Paradigma Vincentius menghentakkan kesadaran kita yang larut merayakan kesuksesan pelaksanaan Ujian Nasional. Kita semua berpandangan, bahwa itu merupakan tolak ukur keberhasilan pendidikan kita. Vincentius menolak logika itu.
Apakah yang ditampilkan Vincentius melalui peryataannya tersebut merupakan cerminan "inferioritas" budaya pendidikan? Vincentius merasa minder dihadapan daerah lain yang lebih sentralistik dalam hal pendidikan, seperti Jawa? Kekuasaan Orde Baru memang mewariskan ketimpangan pengelolaan dan pembangunan daerah. Jawa dianakemaskan, sementara kawasan luar Jawa ditelantarkan. Juga dalam hal pendidikan. Tapi, rasanya Vincentius tidak sedang mengungkapkan rasa rendah diri atau mindernya.
Atau sebaliknya: Vincentius sedang "bersombong ria"? Saat seluruh insan pendidikan nasional membangga-banggakan hasil Ujian Nasional, bagi Vincentius itu justru bukan sesuatu yang patut dibanggakan. Apakah peryataan Vincentius itu terdengar seperti sebuah kesombongan? Rasanya tidak. Jutru sebaliknya: tersirat kerendahan hati didalamnya.
Apa yang disuarakan Vincentius memang bagian dari sikap kritis atas kondisi yang masih berlanjut di era reformasi ini. Pemerataan pendidikan masih belum dilakukan. Berbagai daerah terpencil di ujung Indonesia, belum tersentuh oleh tangan manis kebijakan pendidikan pemerintah. Mereka menjalankan "kincir" pendidikan dengan segala keterbatasan "angin" kebijakan dari pusat. Yang penting, pendidikan dapat "berputar", meski terengah-engah.

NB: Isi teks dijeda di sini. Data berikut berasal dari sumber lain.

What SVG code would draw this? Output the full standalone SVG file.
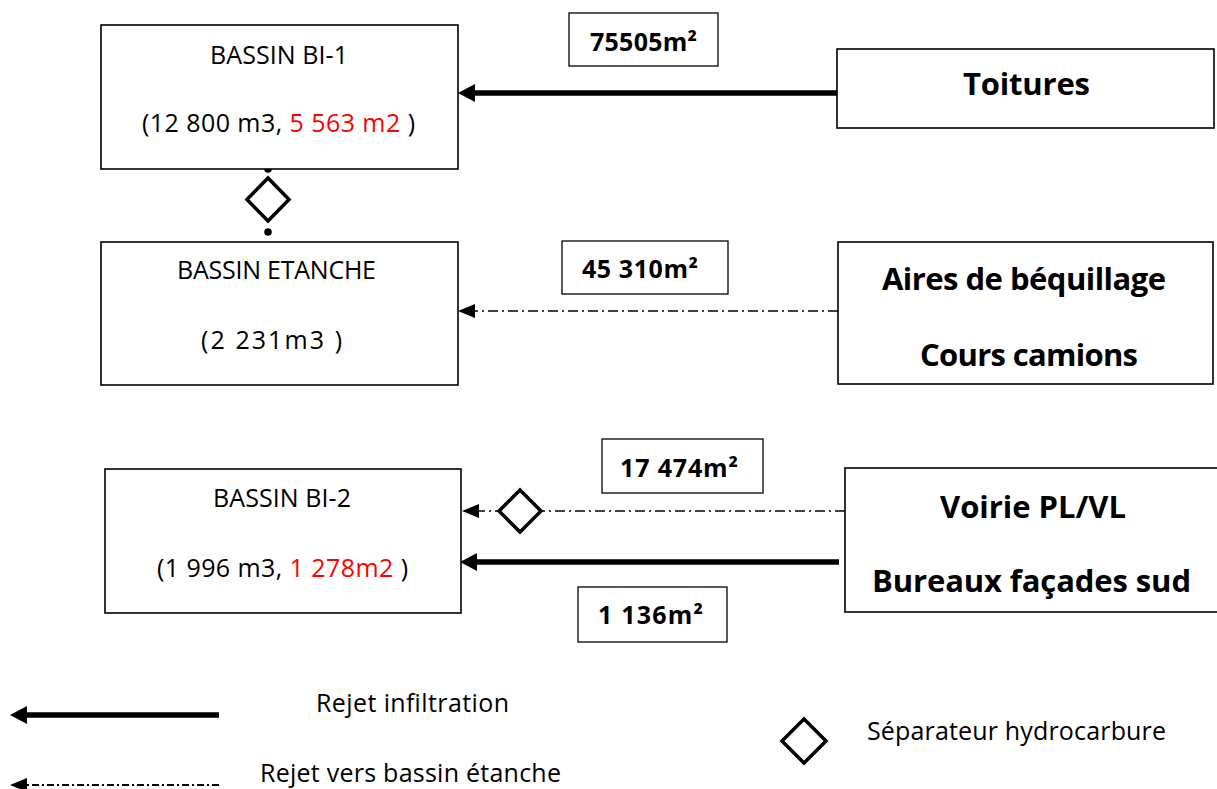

Vincentius merasakan betul kondisi itu. Keterbatasan guru, kualitas sarana prasarana dan dana pendidikan menjadi kondisi keseharian yang menghimpit. Dalam kondisi seperti itulah, Ujian Nasional dilaksanakan, dengan semua pahit manis hasilnya.
Vincentius sedang menyuarakan kritik. Ia mencoba untuk jujur. Polos apa adanya. Ia tidak sedang minder. Apalagi bersombong ria.
Bagi Vincentius, hasil Ujian Nasional memang membanggakan. Setidaknya lebih baik dari tahun kemarin yang penuh dengan tabiat contek mencontek. Namun, buat Vincentius, tak sepatutnya kita larut dalam kebanggaan sesaat itu.
Angka-angka di ijazah siswa itu tak bisa dijadikan patokan utama, apalagi satu-satunya. Bagi Vincentius, pemerataan kualitas pendidikan tidak selesai hanya sampai diatas kertas ijazah pendidikan itu. Dan seperti kata Vincentius, dalam ajang seleksi masuk Perguruan Tinggi Nasional, anak didiknya akan kesulitan bersaing dengan siswa dari daerah lain.
Vincentius adalah cermin sebenarnya dunia pendidikan nasional. Kita tidak boleh larut dalam wajah pendidikan yang hanya berupa "solekan" semata. Boleh saja kita berdandan di depan cermin pendidikan. Namun bukan berarti melupakan wajah asli dibaliknya. Apalagi mengingkarinya.
Vincentius menunjukkan wajah asli itu kepada kita. Wajah asli pendidikan kita.